Team ARCC’s solution focused on a scenario in which a public safety UAS is providing continuous broadband communications to first responders in a location without cellular coverage. Imagine a gradual spoof attack where fake GPS signals sent to the onboard GPS sensor cause the mobile station to drift far enough from its controlled hover position that communications become unavailable to the first responder team. The team’s countermeasure to this attack was to add a Visual Inertial Odometry (VIO) position data sensor to compare with GPS data for protection against GPS degradation or attacks on small, low cost UAS platforms. They modified the open-source PX4 flight control firmware to include the difference in GPS and VIO position data in the GPS quality checks.

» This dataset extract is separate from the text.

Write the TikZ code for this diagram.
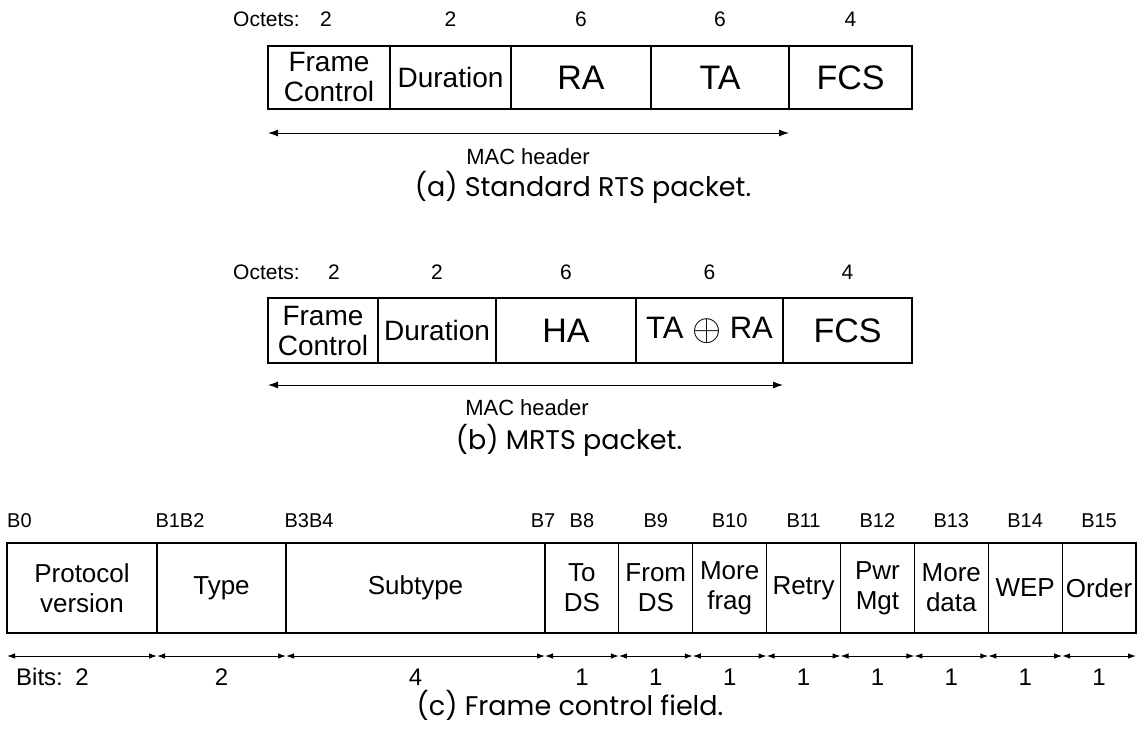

The autopilot switched to the backup position sensor when the GPS local position drifts far from the VIO sensor.

Team biographies

Vitor Valente received his Ph.D. in Aerospace Engineering from the Pennsylvania State University in 2024. He earned both his B.S. degree in Control and Automation Engineering and M.S. in Mechanical Engineering from Federal University of Rio Grande do Sul, Brazil. His research interests include flight control, performance and acoustics of Advanced Air Mobility (AAM) vehicles. He is a FAA certified remote pilot.

Rachel Axten is a NASA Pathways Intern and Ph.D. student in Aerospace Engineering at the Penn State UAS Research Lab (PURL).  Her research interests include vehicle dynamics and fault-tolerant control. She is a FAA certified remote pilot and serves as the team's safety pilot.

Venkatakrishnan Iyer is a Ph.D. student in Aerospace Engineering at the Pennsylvania State University.  He has a B.S. degree in Electrical Engineering from Mumbai University and a M.S. degree in Electrical Engineering from Penn State. His industry experience spans more than eight years, working at Hindustan Aeronautics Limited as a Systems Integration Designer for Helicopters. His current research involves dynamics and modeling of helicopters with development of adaptive control architectures and control allocation schemes.

Vidullan Surendran (team member in UAS 3.0 only) was a Ph.D. candidate in Aerospace Engineering at the Pennsylvania State University focusing on intent recognition in Human-Robot teams. He was an instructor for senior level courses on Advanced Programming Concepts in C++ and Software Engineering Techniques at the Penn State Aerospace Engineering department. As one of the founding members of ARCC, he participated in several vehicle platforms working on vehicle AI/decision making, software integration, electrical subsystem design and structural design.